The woman behind Cooperstown's iconic Americana
Fifty thousand people are expected to pour into Cooperstown, New York this weekend to help celebrate the induction of six legendary names into the National Baseball Hall of Fame.
But as CBS News travel editor Peter Greenberg reports, the chairman of the Hall has a unique history of her own, and she doesn't even work for the major leagues.
"I hope someday that some of the young fellas coming into the game know what it's like to be a part of the Hall of Fame," said Jane Forbes Clark. She is the Hall's chairman, and granddaughter of its founder, Stephen Carlton Clark.
The Hall, which today includes 50,000-square-feet of memorabilia, began modestly -- with one baseball. The ball is believed to be have been owned by Abner Doubleday, an area resident and Civil War hero who, at the time, was credited with creating America's pastime.
It was Clark's grandfather who got his hands on the ball.
"Family legend has it that he took it home," Jane said, "and my grandmother took one look at this dirty thing and said 'really? No, no, not on my mantelpiece.'"
Baseball fans can thank Clark's grandmother for refusing the dirty ball a place on the mantel, since Cooperstown ultimately wound up with the Hall of Fame -- and an economic engine for the entire community.
"We do draw 300,000 people a year to this village, and our latest numbers show that is worth $500 a head to the Cooperstown economy," said Clark, "not just here at the Hall of Fame, but to the restaurants, to the other business on Main Street."

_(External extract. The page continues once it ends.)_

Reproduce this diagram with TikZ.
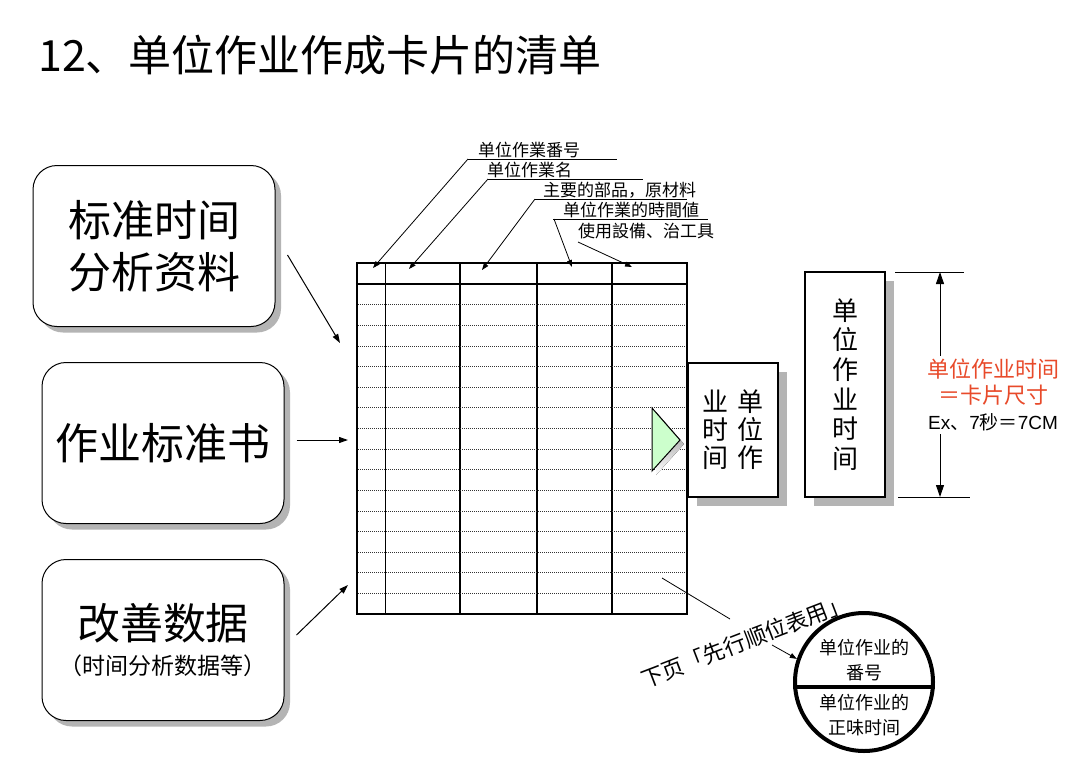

Clark's business interests and influence in Cooperstown reach well beyond the Hall of Fame. She owns two premium hotels here, including one built by her great grandfather in 1909. There's also a golf course and the local nursing home.
As for the hanging baskets of flowers on Main Street, all 110 of them were provided by the Clark Nursery.
"Some people call Cooperstown 'America's perfect village' and that's because of its main street," Clark said.
Though synonymous with the Hall of Fame, Cooperstown history goes back a lot further. The village was founded by the father of James Fenimore Cooper, who set his classic novel "The Last of The Mohicans" in the area's unspoiled landscape.
"The same natural beauty attracted my family in the mid 1800s and started a 160 (or) 170 year commitment to the preservation, the conservation and the economic stability of the village," Clark said.
Clark never married and is the last descendant of her family in Cooperstown. Raised in Virginia, she spent childhood summers here. Now she's dedicated to sustaining a five generation legacy.
"She is Cooperstown and her family has been for many, many years," said resident Michael Moffat, who runs a local restaurant and marina. "Her whole organization is about making life better for the people of Cooperstown."
The Clark Foundation provided the land, buildings and financial support for two additional Cooperstown museums that have nothing to do with baseball; she even donated the village's first carousel.
But to really see the depth of her family's commitment to the conservation of Cooperstown, look no further than Otsego Lake.
"I grew up on this lake," said Clark. "The Clark Foundation now owns probably 9.5 miles of the east side of the lake -- and with no plans to develop it."
If there were no Jane Clark in Cooperstown, what would happen?
"I think the strength of our legacy is that I am the fifth generation and I don't think Cooperstown is going to have a problem," she told CBS News, speaking like a woman who has already left and indelible impression.